Please comment. We’re listening.

Over the next few weeks (and months) we’ll be doing a series of casual (free!)videos designed to support you and your pet photography.  If you would take the time to comment and tell us what your biggest pet portrait challenges are and where you need the most help, we’ll try to address them in upcoming videos.  So fire away!

In the mean time, here is a pullback shot of our new natural light shooting area in the studio. We covered the 10×10 opening from the garage door with floor to ceiling glass and created a giant window. This one is facing west (not ideal ) but creates beautiful light until late afternoon when it’s too bright — even with diffusion.  We will use this set up next week for animal adoption photos for a local rescue group.

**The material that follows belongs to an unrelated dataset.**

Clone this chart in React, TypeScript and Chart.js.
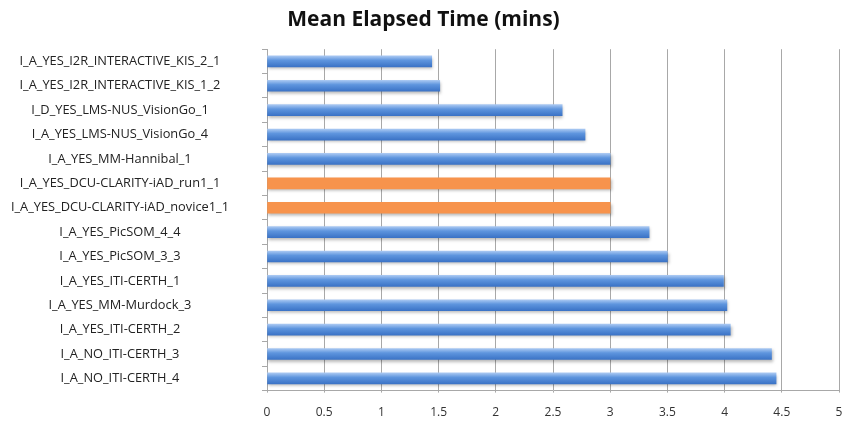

pull back - natural light indoors

To the left you see a simple stand up reflector made of two 4×8 sheets of insulation board. Silver on one side and lightweight and cheap…. from our local home improvement store. White foam core would also have worked, but we wanted the reflected light to be a little sharper and more “specular” for this black dog’s fur. With black dogs I always use a silver reflector. Our client also brought her cat. Here’s a close up:

colleen coyle teresa berg photography

Want to learn “hands on” with Teresa? We have three seats left in our spring DOG SHOTS workshop. It’s a one day basic class held at her studio and the nearby park. Perfect for new photographers or anyone with a DSLR who wants to make better portraits of their pets or adoptable animals. Tuition is $295, which includes lunch. Call the studio to sign up:  972-250-2415

11 comments

  1. Biggest challenge is photographing dogs without assistance…I know, this is logistics as opposed to photography, but would appreciate any pointers. I live “out in the sticks” and have to grab photos when I have a few minutes, which makes it difficult to call someone to help at my whim.

  2. The photos are beautiful. Besides having the normal business and getting enough clients and am I charging correctly, I am fascinated by your studio.

    I too have set up a studio in my garage, I call it my rustic studio. I would love to see some other pull-back shots of how you have set up your garage. Thank you, Terri

    1. Hi Terri, I know the back of my studio looks like a garage, but I have a commercial space. It has a warehouse area in the back with an overhead garage door. It’s bigger than a normal garage and the ceilings are higher. But the theory of letting in the light is the same. I’ll add it the list of topics for our videos! Thanks for your comments.

  3. I am having issues with close up photos…meaning I am working in limited space with low light… so I am very close to my subjects my flash is close to my subjects and even with modifiers I am still getting shadows. So for me something about working in really low light or close quarters would be awesome!

    Sent from my iPhone

    >

    1. We will definitely address photographing in limited spaces with low light. We need to find a situation for you where you can get good photos with NO FLASH. Unless you can bounce it off the ceiling…. stay tuned!

  4. I am very excited about these videos. I’ve wanted to go to your workshops for years but living out of state has made it to difficult and costly so far. I would be interested in your editing process, more specifically how to remove leashes, tags, people’s hands and such.

  5. What happened to the free videos? Did I miss them? I was really looking forward to this as I have a new Nikon DSLR camera and want to help the local shelters.

    1. I’m sorry, Karen — apparently we just don’t have enough hands. Every time we started a video and then turned our attention to the dogs we were photographing, the video just wasn’t worth watching. We needed to plan to have an extra person here to shoot the video. If we can get a good video person who is willing to help, we will publish some.